• EXERCISE DESCRIPTION
Print, word for word, the opening line of the data below and every line after it through the line that contains "return [x0 /", but not the pictures.

Start of COLLECTED MATERIAL

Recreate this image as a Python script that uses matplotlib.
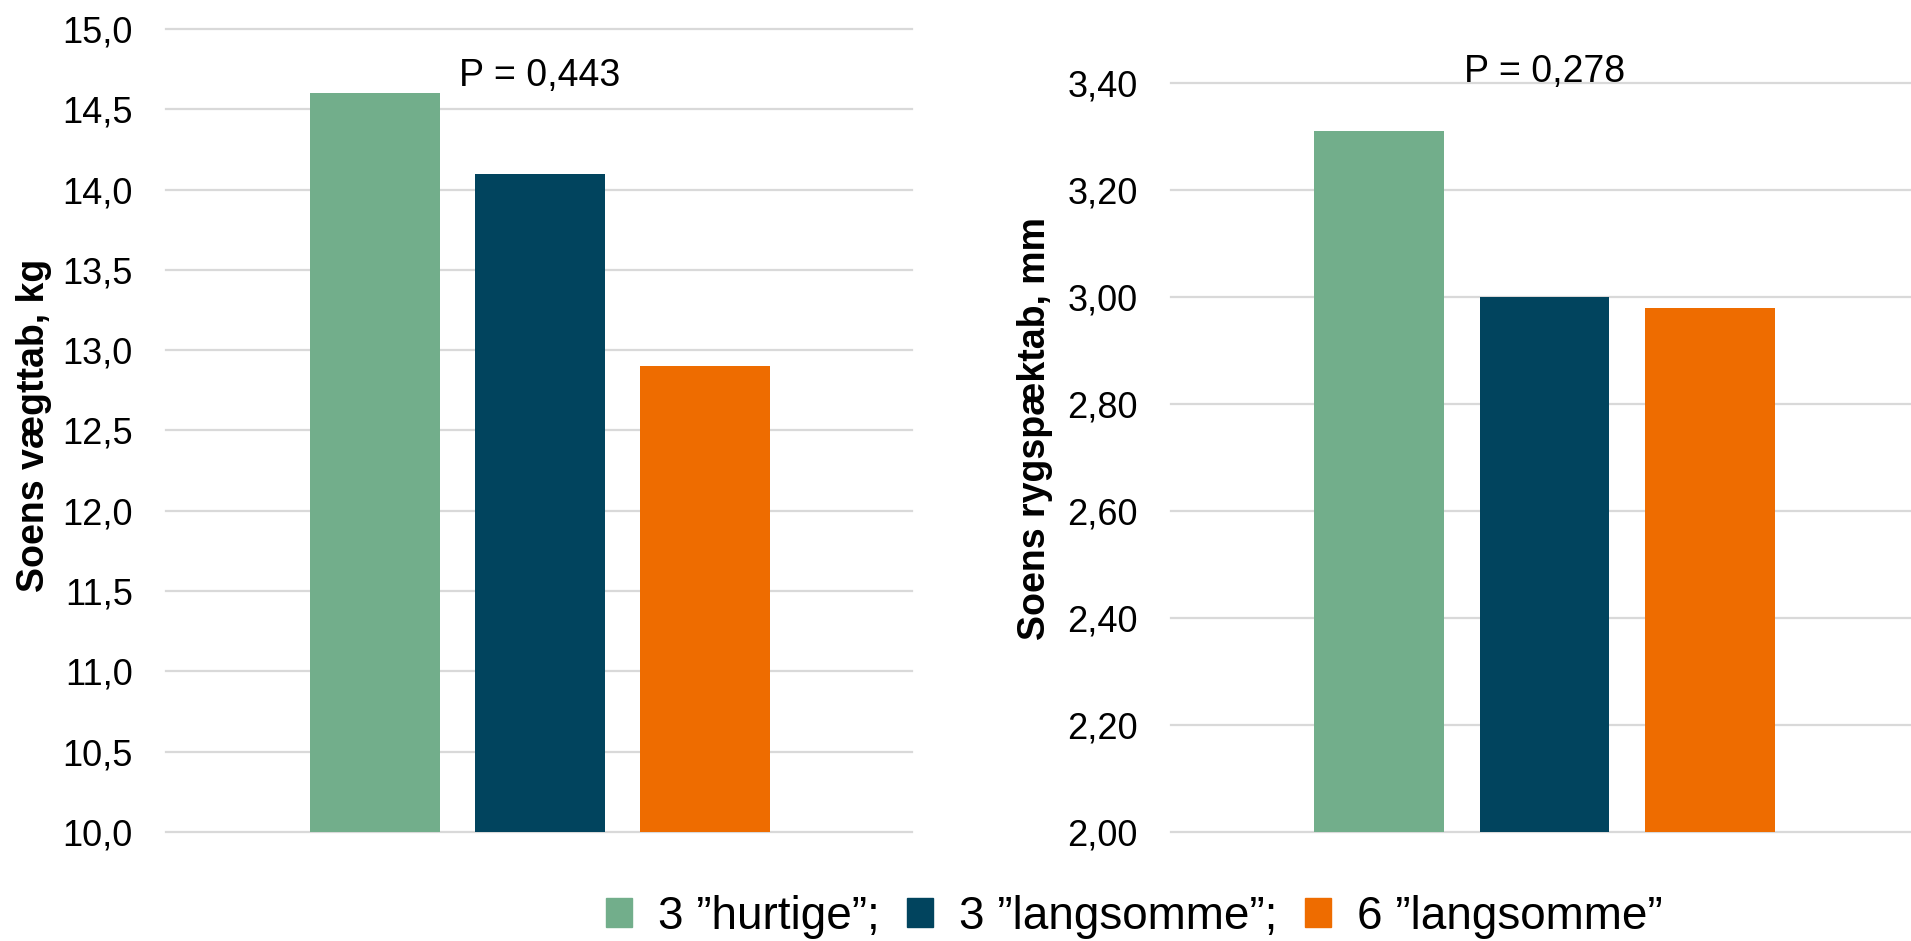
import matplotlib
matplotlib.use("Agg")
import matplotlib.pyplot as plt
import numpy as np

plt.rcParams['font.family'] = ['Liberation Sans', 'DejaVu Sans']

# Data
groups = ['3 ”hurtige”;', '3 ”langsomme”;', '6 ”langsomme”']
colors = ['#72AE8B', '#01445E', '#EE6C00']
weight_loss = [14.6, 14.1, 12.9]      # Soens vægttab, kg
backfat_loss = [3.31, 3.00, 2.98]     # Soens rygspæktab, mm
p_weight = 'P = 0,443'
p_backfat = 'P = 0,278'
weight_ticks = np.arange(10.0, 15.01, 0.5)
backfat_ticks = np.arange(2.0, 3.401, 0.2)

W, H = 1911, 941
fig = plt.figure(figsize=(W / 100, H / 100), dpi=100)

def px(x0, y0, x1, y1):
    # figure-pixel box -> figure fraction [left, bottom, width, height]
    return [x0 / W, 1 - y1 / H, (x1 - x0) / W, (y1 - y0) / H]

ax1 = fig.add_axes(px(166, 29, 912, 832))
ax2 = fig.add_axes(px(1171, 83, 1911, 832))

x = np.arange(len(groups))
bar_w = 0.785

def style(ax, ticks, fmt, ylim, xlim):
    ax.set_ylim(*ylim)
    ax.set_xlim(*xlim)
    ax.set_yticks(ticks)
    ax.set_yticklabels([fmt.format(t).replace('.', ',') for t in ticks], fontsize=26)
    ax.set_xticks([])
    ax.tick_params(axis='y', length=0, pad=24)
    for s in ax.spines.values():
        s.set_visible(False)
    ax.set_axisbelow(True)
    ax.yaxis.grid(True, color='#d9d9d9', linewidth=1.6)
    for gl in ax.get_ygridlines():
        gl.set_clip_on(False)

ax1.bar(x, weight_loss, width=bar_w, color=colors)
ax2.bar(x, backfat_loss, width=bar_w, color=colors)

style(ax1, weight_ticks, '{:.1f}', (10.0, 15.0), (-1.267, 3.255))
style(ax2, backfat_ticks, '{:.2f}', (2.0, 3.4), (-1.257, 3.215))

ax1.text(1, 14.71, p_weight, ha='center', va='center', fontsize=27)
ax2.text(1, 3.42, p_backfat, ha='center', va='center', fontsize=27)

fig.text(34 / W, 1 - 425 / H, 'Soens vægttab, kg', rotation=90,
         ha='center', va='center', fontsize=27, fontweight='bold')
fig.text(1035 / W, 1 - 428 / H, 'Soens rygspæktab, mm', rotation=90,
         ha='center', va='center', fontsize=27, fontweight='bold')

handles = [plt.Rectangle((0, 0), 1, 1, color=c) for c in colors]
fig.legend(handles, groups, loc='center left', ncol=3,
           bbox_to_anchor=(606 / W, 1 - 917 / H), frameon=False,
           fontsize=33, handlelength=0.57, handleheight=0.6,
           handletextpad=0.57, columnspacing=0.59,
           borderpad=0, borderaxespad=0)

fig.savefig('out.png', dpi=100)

End of COLLECTED MATERIAL

• CORRECT ANSWER
Recreate this image as a Python script that uses matplotlib.
import matplotlib
matplotlib.use("Agg")
import matplotlib.pyplot as plt
import numpy as np

plt.rcParams['font.family'] = ['Liberation Sans', 'DejaVu Sans']

# Data
groups = ['3 ”hurtige”;', '3 ”langsomme”;', '6 ”langsomme”']
colors = ['#72AE8B', '#01445E', '#EE6C00']
weight_loss = [14.6, 14.1, 12.9]      # Soens vægttab, kg
backfat_loss = [3.31, 3.00, 2.98]     # Soens rygspæktab, mm
p_weight = 'P = 0,443'
p_backfat = 'P = 0,278'
weight_ticks = np.arange(10.0, 15.01, 0.5)
backfat_ticks = np.arange(2.0, 3.401, 0.2)

W, H = 1911, 941
fig = plt.figure(figsize=(W / 100, H / 100), dpi=100)

def px(x0, y0, x1, y1):
    # figure-pixel box -> figure fraction [left, bottom, width, height]
    return [x0 / W, 1 - y1 / H, (x1 - x0) / W, (y1 - y0) / H]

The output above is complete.